Michael is my son. He's my first-born. He's brought more joy to my life than he could ever possibly understand. But he's more than my kid. He's my very best friend. He's the guy I watch sports with and talk Bears and Cubs and Blackhawks and Irish. He's the guy I go to Wal-Mart with at midnight to get our copy of Madden 10 for Xbox and then stay up all night playing with. When I'm down, he almost always finds a way to pick my spirits up. He's one of the best people I know.

And he's growing up. And in the next four years, he'll begin to grow away. He'll become his own man, with his own interests. And we'll do battle, as he begins to carve out a life of his own making, as he begins to test the boundaries of his own independence. We're going to knock heads because that's what fathers and sons do. He's going to try and break away while I attempt to hold onto him with all my might. And I will lose.

I know that Mike will become a man and we'll have a different and perhaps even deeper relationship. But right now, I don't want to let go of playing catch in the yard or video games or of just kissing him goodbye on the forehead as he sleeps as I leave for work every morning. I don't want to give my little boy away to the world, because I know the world, and it's going to be cold and mean to him. And I hate the world for that.

I guess, most of all, I don't want him to grow up, because I don't want to either.

There's a poem by General Douglas MacArthur that hangs on a plaque my father gave to me and I gave to Mike that hangs in his room and reads:

Build me a son, O Lord, who will be strong enough to know when he is weak; and brave enough to face himself when he is afraid; one who will be proud and unbending in honest defeat, and humble and gentle in victory.

Build me a son whose wishes will not take the place of deeds; a son who will know Thee -- and that to know himself is the foundation stone of knowledge.

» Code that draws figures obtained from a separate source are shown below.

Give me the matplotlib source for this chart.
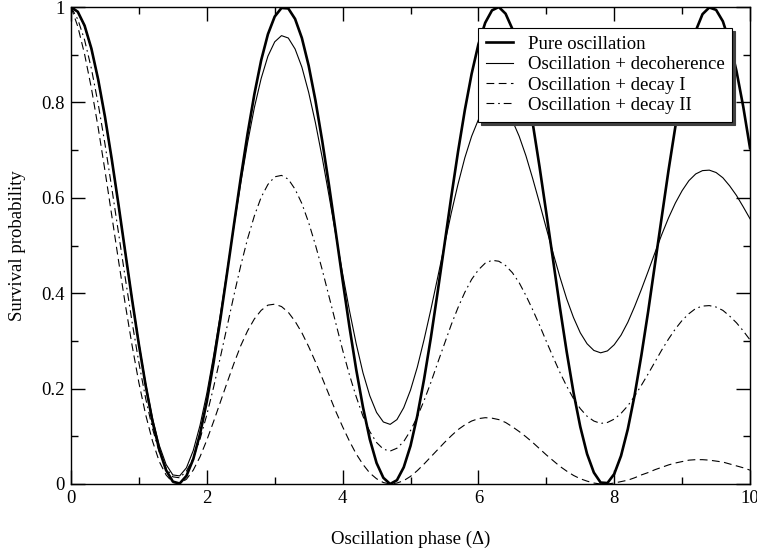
#!/usr/bin/env python3
"""Survival probability vs oscillation phase for four scenarios."""

import matplotlib
import numpy as np

matplotlib.use('Agg')
import matplotlib.pyplot as plt

phase = np.linspace(0, 10, 101)

pure = [
    1.000, 0.990, 0.961, 0.913, 0.848, 0.770, 0.681, 0.585, 0.485, 0.386,
    0.292, 0.206, 0.131, 0.072, 0.029, 0.005, 0.001, 0.017, 0.052, 0.105,
    0.173, 0.255, 0.346, 0.444, 0.544, 0.642, 0.734, 0.817, 0.888, 0.943,
    0.980, 0.998, 0.997, 0.975, 0.935, 0.877, 0.804, 0.719, 0.626, 0.527,
    0.427, 0.330, 0.240, 0.161, 0.094, 0.044, 0.013, 0.000, 0.008, 0.035,
    0.080, 0.143, 0.220, 0.307, 0.403, 0.502, 0.602, 0.697, 0.784, 0.860,
    0.922, 0.967, 0.993, 1.000, 0.986, 0.954, 0.903, 0.836, 0.756, 0.665,
    0.568, 0.469, 0.370, 0.277, 0.192, 0.120, 0.063, 0.024, 0.003, 0.002,
    0.021, 0.059, 0.115, 0.186, 0.270, 0.362, 0.461, 0.560, 0.658, 0.749,
    0.830, 0.898, 0.950, 0.985, 0.999, 0.994, 0.970, 0.926, 0.866, 0.791,
    0.704,
]

decoherence = [
    1.000, 0.990, 0.960, 0.912, 0.848, 0.769, 0.680, 0.584, 0.486, 0.388,
    0.295, 0.210, 0.138, 0.081, 0.041, 0.019, 0.017, 0.034, 0.070, 0.123,
    0.190, 0.269, 0.356, 0.448, 0.541, 0.631, 0.715, 0.789, 0.850, 0.897,
    0.927, 0.940, 0.935, 0.912, 0.874, 0.821, 0.757, 0.684, 0.604, 0.522,
    0.441, 0.364, 0.294, 0.233, 0.185, 0.150, 0.130, 0.125, 0.135, 0.160,
    0.197, 0.245, 0.303, 0.366, 0.433, 0.501, 0.568, 0.629, 0.684, 0.729,
    0.764, 0.788, 0.799, 0.798, 0.786, 0.762, 0.729, 0.688, 0.640, 0.589,
    0.536, 0.484, 0.434, 0.388, 0.349, 0.317, 0.294, 0.280, 0.275, 0.279,
    0.292, 0.312, 0.339, 0.372, 0.408, 0.446, 0.485, 0.523, 0.558, 0.589,
    0.615, 0.636, 0.650, 0.657, 0.658, 0.653, 0.642, 0.625, 0.605, 0.581,
    0.556,
]

decay_1 = [
    1.000, 0.959, 0.901, 0.830, 0.747, 0.657, 0.563, 0.468, 0.376, 0.290,
    0.212, 0.145, 0.090, 0.047, 0.019, 0.003, 0.001, 0.010, 0.029, 0.057,
    0.092, 0.131, 0.172, 0.213, 0.253, 0.290, 0.321, 0.346, 0.364, 0.375,
    0.377, 0.372, 0.360, 0.341, 0.317, 0.288, 0.256, 0.222, 0.187, 0.152,
    0.120, 0.090, 0.063, 0.041, 0.023, 0.011, 0.003, 0.000, 0.002, 0.007,
    0.016, 0.028, 0.042, 0.057, 0.072, 0.087, 0.101, 0.114, 0.124, 0.132,
    0.137, 0.139, 0.138, 0.135, 0.129, 0.120, 0.110, 0.099, 0.087, 0.074,
    0.061, 0.049, 0.037, 0.027, 0.018, 0.011, 0.006, 0.002, 0.000, 0.000,
    0.002, 0.005, 0.008, 0.013, 0.019, 0.024, 0.030, 0.035, 0.040, 0.044,
    0.047, 0.050, 0.051, 0.051, 0.050, 0.048, 0.046, 0.042, 0.038, 0.034,
    0.029,
]

decay_2 = [
    1.000, 0.974, 0.931, 0.871, 0.797, 0.713, 0.621, 0.526, 0.431, 0.339,
    0.254, 0.179, 0.116, 0.067, 0.033, 0.015, 0.013, 0.027, 0.054, 0.094,
    0.145, 0.203, 0.266, 0.331, 0.396, 0.458, 0.514, 0.562, 0.601, 0.628,
    0.644, 0.647, 0.639, 0.618, 0.588, 0.548, 0.501, 0.449, 0.393, 0.337,
    0.281, 0.229, 0.183, 0.142, 0.110, 0.087, 0.073, 0.069, 0.075, 0.089,
    0.112, 0.141, 0.175, 0.213, 0.254, 0.294, 0.334, 0.370, 0.402, 0.429,
    0.449, 0.463, 0.469, 0.467, 0.458, 0.443, 0.422, 0.395, 0.365, 0.333,
    0.299, 0.266, 0.234, 0.205, 0.179, 0.158, 0.142, 0.132, 0.127, 0.129,
    0.136, 0.148, 0.164, 0.184, 0.207, 0.231, 0.256, 0.281, 0.304, 0.325,
    0.343, 0.357, 0.368, 0.373, 0.374, 0.371, 0.364, 0.352, 0.338, 0.321,
    0.302,
]

labels = [
    "Pure oscillation",
    "Oscillation + decoherence",
    "Oscillation + decay I",
    "Oscillation + decay II",
]

x_ticks = [0, 2, 4, 6, 8, 10]
x_ticklabels = ["0", "2", "4", "6", "8", "10"]
y_ticks = [0, 0.2, 0.4, 0.6, 0.8, 1.0]
y_ticklabels = ["0", "0.2", "0.4", "0.6", "0.8", "1"]


def main():
    plt.rcParams['font.family'] = ['Liberation Serif', 'DejaVu Serif']
    plt.rcParams['font.size'] = 13.5

    fig = plt.figure(figsize=(7.57, 5.52), dpi=100)
    ax = fig.add_axes([0.0938, 0.1232, 0.8970, 0.8641])

    ax.plot(phase, pure, color="black", lw=1.9, label=labels[0])
    ax.plot(phase, decoherence, color="black", lw=0.8, label=labels[1])
    ax.plot(phase, decay_1, color="black", lw=0.8,
            linestyle=(0, (7, 4)), label=labels[2])
    ax.plot(phase, decay_2, color="black", lw=0.8,
            linestyle=(0, (7, 3.5, 1.5, 3.5)), label=labels[3])

    ax.set_xlim(0, 10)
    ax.set_ylim(0, 1)
    ax.set_xticks(x_ticks)
    ax.set_xticklabels(x_ticklabels)
    ax.set_yticks(y_ticks)
    ax.set_yticklabels(y_ticklabels)
    ax.set_xticks([1, 3, 5, 7, 9], minor=True)
    ax.set_yticks([0.1, 0.3, 0.5, 0.7, 0.9], minor=True)
    ax.tick_params(which="both", direction="in", top=True, right=True,
                   width=1.0, pad=4.5, labelsize=13.5)
    ax.tick_params(which="major", length=10)
    ax.tick_params(which="minor", length=5)
    for spine in ax.spines.values():
        spine.set_linewidth(1.0)

    ax.set_xlabel("Oscillation phase (\u0394)", fontsize=13.5)
    ax.set_ylabel("Survival probability", fontsize=13.5)
    ax.xaxis.set_label_coords(0.5, -0.097)
    ax.yaxis.set_label_coords(-0.066, 0.5)

    ax.legend(loc="upper left", bbox_to_anchor=(0.599, 0.956),
              borderaxespad=0, borderpad=0.42, labelspacing=0.17,
              handlelength=1.45, handletextpad=0.8, fancybox=False,
              framealpha=1, edgecolor="black", fontsize=13.5,
              shadow={"color": "0.25", "alpha": 1})
    ax.get_legend().get_frame().set_linewidth(0.8)

    fig.savefig("out.png", dpi=100)


if __name__ == "__main__":
    main()
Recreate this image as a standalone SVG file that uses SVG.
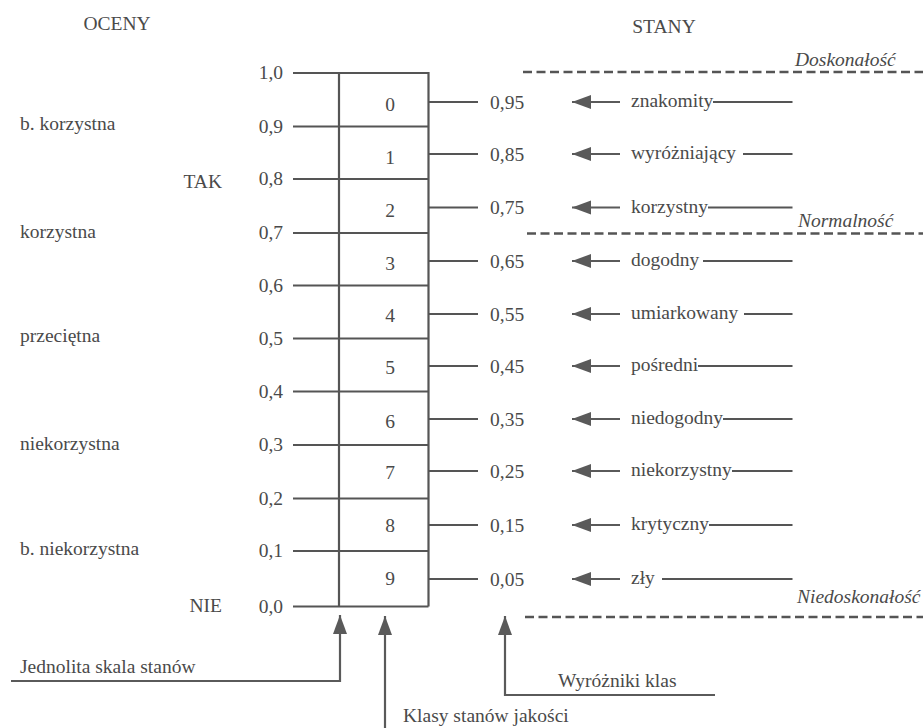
<svg xmlns="http://www.w3.org/2000/svg" width="923" height="728" viewBox="0 0 923 728">
<style>
text{font-family:"Liberation Serif","Times New Roman",serif;font-size:19.5px;fill:#4a4a4a}
.it{font-style:italic}
.e{text-anchor:end}
.m{text-anchor:middle}
.ln{stroke:#555;stroke-width:2.2;fill:none}
.lt{stroke:#555;stroke-width:1.8;fill:none}
.ds{stroke:#555;stroke-width:2.5;stroke-dasharray:9 4.5;fill:none}
.ar{stroke:#5a5a5a;stroke-width:2.2;fill:none}
.arh{marker-end:url(#ah)}
</style>
<defs>
<marker id="ah" markerUnits="userSpaceOnUse" markerWidth="19" markerHeight="15" refX="19" refY="7.5" orient="auto">
<path d="M0,0.5 L19,7.5 L0,14.5 Z" fill="#5a5a5a"/>
</marker>
</defs>
<rect width="923" height="728" fill="#fff"/>

<g id="headers">
<text x="117" y="30" class="m">OCENY</text>
<text x="664" y="33" class="m">STANY</text>
</g>

<g id="oceny">
<text x="20" y="130">b. korzystna</text>
<text x="20" y="237.5">korzystna</text>
<text x="20" y="342">przeciętna</text>
<text x="20" y="450">niekorzystna</text>
<text x="20" y="555">b. niekorzystna</text>
<text x="222" y="188" class="e">TAK</text>
<text x="222" y="612" class="e">NIE</text>
</g>

<g id="scale">
<path class="ln" d="M293,73H428.5V606.5 M339,73V606.5 M293,126.5H428.5 M293,179H428.5 M293,233H428.5 M293,285.5H428.5 M293,338.5H428.5 M293,391.5H428.5 M293,445H428.5 M293,498.5H428.5 M293,551H428.5 M293,606.5H428.5"/>
<text x="283" y="79" class="e">1,0</text>
<text x="283" y="132.5" class="e">0,9</text>
<text x="283" y="185" class="e">0,8</text>
<text x="283" y="239" class="e">0,7</text>
<text x="283" y="291.5" class="e">0,6</text>
<text x="283" y="344.5" class="e">0,5</text>
<text x="283" y="397.5" class="e">0,4</text>
<text x="283" y="451" class="e">0,3</text>
<text x="283" y="504.5" class="e">0,2</text>
<text x="283" y="557" class="e">0,1</text>
<text x="283" y="612.5" class="e">0,0</text>
</g>

<g id="klasy">
<text x="390" y="110.5" class="m">0</text>
<text x="390" y="164" class="m">1</text>
<text x="390" y="216.5" class="m">2</text>
<text x="390" y="270" class="m">3</text>
<text x="390" y="322" class="m">4</text>
<text x="390" y="374" class="m">5</text>
<text x="390" y="427.5" class="m">6</text>
<text x="390" y="479" class="m">7</text>
<text x="390" y="532" class="m">8</text>
<text x="390" y="585" class="m">9</text>
</g>

<g id="wyrozniki">
<path class="ln" d="M428.5,102H478 M428.5,154H478 M428.5,207.5H478 M428.5,261H478 M428.5,314H478 M428.5,366H478 M428.5,419H478 M428.5,471H478 M428.5,525H478 M428.5,579H478"/>
<text x="490" y="108.5">0,95</text>
<text x="490" y="160.5">0,85</text>
<text x="490" y="214">0,75</text>
<text x="490" y="267.5">0,65</text>
<text x="490" y="320.5">0,55</text>
<text x="490" y="372.5">0,45</text>
<text x="490" y="425.5">0,35</text>
<text x="490" y="477.5">0,25</text>
<text x="490" y="531.5">0,15</text>
<text x="490" y="585.5">0,05</text>
</g>

<g id="stany">
<text x="631" y="107">znakomity</text>
<text x="631" y="159">wyróżniający</text>
<text x="631" y="212.5">korzystny</text>
<text x="631" y="266">dogodny</text>
<text x="631" y="319">umiarkowany</text>
<text x="631" y="371">pośredni</text>
<text x="631" y="424">niedogodny</text>
<text x="631" y="476">niekorzystny</text>
<text x="631" y="530">krytyczny</text>
<text x="631" y="584">zły</text>
<path class="lt" d="M713,102H792.5 M743,154H792.5 M708,207.5H792.5 M703,261H792.5 M744,314H792.5 M698,366H792.5 M723,419H792.5 M732,471H792.5 M709,525H792.5 M662,579H792.5"/>
</g>

<g id="poziomy">
<path class="ds" d="M523,72H923 M527,233.5H923 M525,617H923"/>
<text x="795" y="66" class="it">Doskonałość</text>
<text x="798" y="227" class="it">Normalność</text>
<text x="797" y="603" class="it">Niedoskonałość</text>
</g>

<g id="connectors">
<path class="ar arh" d="M620,102H572"/>
<path class="ar arh" d="M620,154H572"/>
<path class="ar arh" d="M620,207.5H572"/>
<path class="ar arh" d="M620,261H572"/>
<path class="ar arh" d="M620,314H572"/>
<path class="ar arh" d="M620,366H572"/>
<path class="ar arh" d="M620,419H572"/>
<path class="ar arh" d="M620,471H572"/>
<path class="ar arh" d="M620,525H572"/>
<path class="ar arh" d="M620,579H572"/>
<path class="ar arh" d="M11,681H340V615"/>
<path class="ar arh" d="M385,728V616"/>
<path class="ar arh" d="M715,695H505V616"/>
</g>

<g id="podpisy">
<text x="20" y="673">Jednolita skala stanów</text>
<text x="403" y="722">Klasy stanów jakości</text>
<text x="558" y="687">Wyróżniki klas</text>
</g>
</svg>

Lead him, I pray, not in the path of ease and comfort, but under the stress and spur of difficulties and challenge. Here let him learn to stand up in the storm; here let him learn compassion for those who fail.

Build me a son whose heart will be clear, whose goal will be high, a son who will master himself before he seeks to master other men, one who will reach into the future, yet never forget the past.

And after all these thing are his, add, I pray, enough of a sense of humour, so that he may always be serious, yet never take himself too seriously. Give him humility, so that he may always remember the simplicity of true greatness, the open mind of true wisdom and the meekness of true strength.

Then I, his father, will dare to whisper, "I have not lived in vain!"

Thank you for everything, Michael. And good luck, my son, as you begin the next part of your journey.